Michael Edenborough has kindly supplied the IPKat with a copy of the Hearing Officer’s decision in Virgin Oil Ltd’s application to register VIRGIN OIL for various types of oils in Class 4 and filters for engines and motors in Class 7. Virgin Enterprises (Richard Branson’s company) successfully opposed the application, arguing likelihood of confusion under s.5(2) of the Trade Marks Act 1994 and detriment to distinctive character under s.5(3) of the same Act.

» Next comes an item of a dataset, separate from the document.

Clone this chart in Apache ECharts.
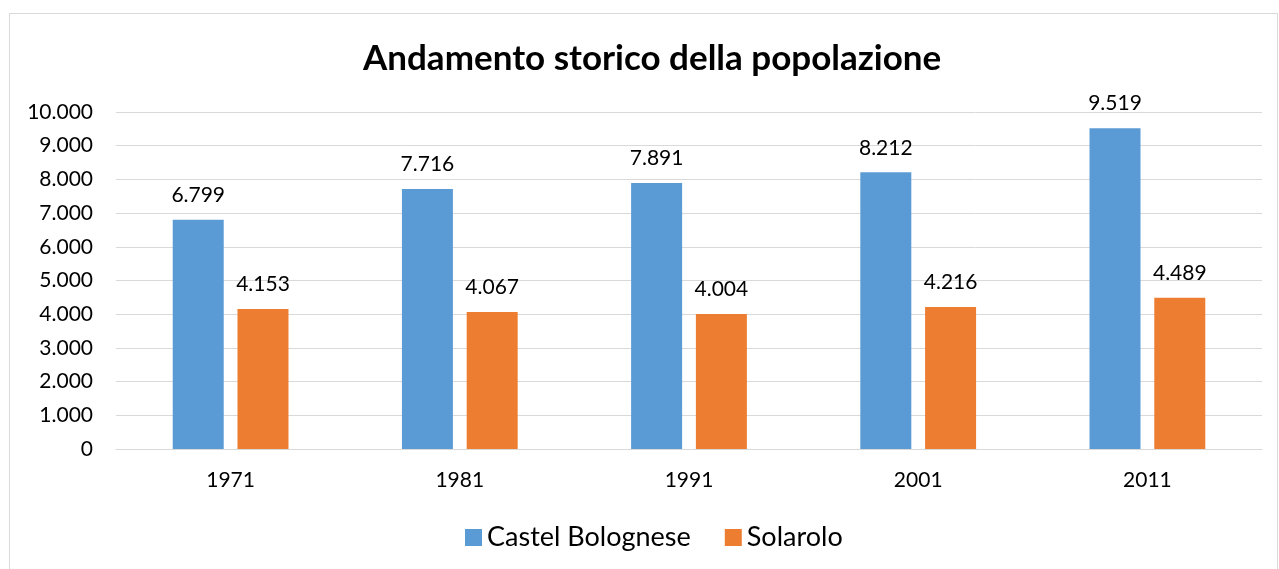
<!DOCTYPE html>
<html>
<head>
<meta charset="utf-8">
<script src="https://cdn.jsdelivr.net/npm/echarts@6/dist/echarts.min.js"></script>
<style>
  html, body { margin: 0; padding: 0; background: #fff; }
  #frame { position: absolute; left: 9px; top: 13px; width: 1267px; height: 600px; border: 1px solid #d9d9d9; }
  #main { position: absolute; left: 0; top: 0; width: 1279px; height: 569px; }
</style>
</head>
<body>
<div id="frame"></div>
<div id="main"></div>
<script>
// anni dei censimenti
var years = ['1971', '1981', '1991', '2001', '2011'];
// popolazione residente
var castelBolognese = [6799, 7716, 7891, 8212, 9519];
var solarolo = [4153, 4067, 4004, 4216, 4489];

// separatore delle migliaia all'italiana
var fmt = function (v) {
    return String(v).replace(/\B(?=(\d{3})+(?!\d))/g, '.');
};

var font = 'Lato, "Open Sans", sans-serif';
var myChart = echarts.init(document.getElementById('main'));

var option = {
    animation: false,
    title: {
        text: 'Andamento storico della popolazione',
        left: 358,
        top: 36,
        textStyle: { fontFamily: font, fontSize: 35, fontWeight: 'bold', color: '#000' }
    },
    legend: {
        data: ['Castel Bolognese', 'Solarolo'],
        bottom: 13,
        left: 460,
        itemWidth: 17,
        itemHeight: 17,
        itemGap: 34,
        itemTextGap: 8,
        icon: 'rect',
        textStyle: { fontFamily: font, fontSize: 27, color: '#000' }
    },
    grid: { left: 116, right: 17, top: 112, bottom: 120, containLabel: false },
    xAxis: {
        type: 'category',
        data: years,
        axisLine: { lineStyle: { color: '#d9d9d9' } },
        axisTick: { show: false },
        axisLabel: { fontFamily: font, fontSize: 21, color: '#000', margin: 21 }
    },
    yAxis: {
        type: 'value',
        min: 0,
        max: 10000,
        interval: 1000,
        axisLine: { show: false },
        axisTick: { show: false },
        splitLine: { lineStyle: { color: '#d9d9d9' } },
        axisLabel: { fontFamily: font, fontSize: 21, color: '#000', margin: 23, formatter: fmt }
    },
    series: [
        {
            name: 'Castel Bolognese',
            type: 'bar',
            data: castelBolognese,
            barWidth: 51,
            barGap: '27%',
            itemStyle: { color: '#5b9bd5' },
            label: {
                show: true, position: 'top', distance: 14,
                fontFamily: font, fontSize: 21, color: '#000',
                formatter: function (p) { return fmt(p.value); }
            }
        },
        {
            name: 'Solarolo',
            type: 'bar',
            data: solarolo,
            barWidth: 51,
            itemStyle: { color: '#ed7d31' },
            label: {
                show: true, position: 'top', distance: 14,
                fontFamily: font, fontSize: 21, color: '#000',
                formatter: function (p) { return fmt(p.value); }
            }
        }
    ]
};

myChart.setOption(option, true);
</script>
</body>
</html>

What caught the IPKat’s attention was the Hearing Officer’s consideration of whether the applicant had “due cause” to use the mark (if an applicant does have due cause then the mark can be registered, even if it would otherwise fall under s.5(3), the UK’s version of “dilution”). He noted that the term “virgin” is sometimes used to describe high quality oil. However, he said that even if this was the case with industrial oil (such as the applicant’s) the applicant could not argue due cause because this would mean that the mark was not distinctive and there would be a compulsion for other traders to use it and thus the term would not be registrable as a trade mark. The IPKat wishes to know, what then, if anything, is the role of the “due cause” provision under s.5(3) in application cases. Previously, the Lucas Bols definition has been followed and due cause had only been recognised where the applicant has a prior right to the term or he cannot reasonably be expected not to use it. However, it is hard to imagine a situation that would fit into the second category but where the term in question would remain distinctive rather than e.g. descriptive and hence be registrable as a trade mark.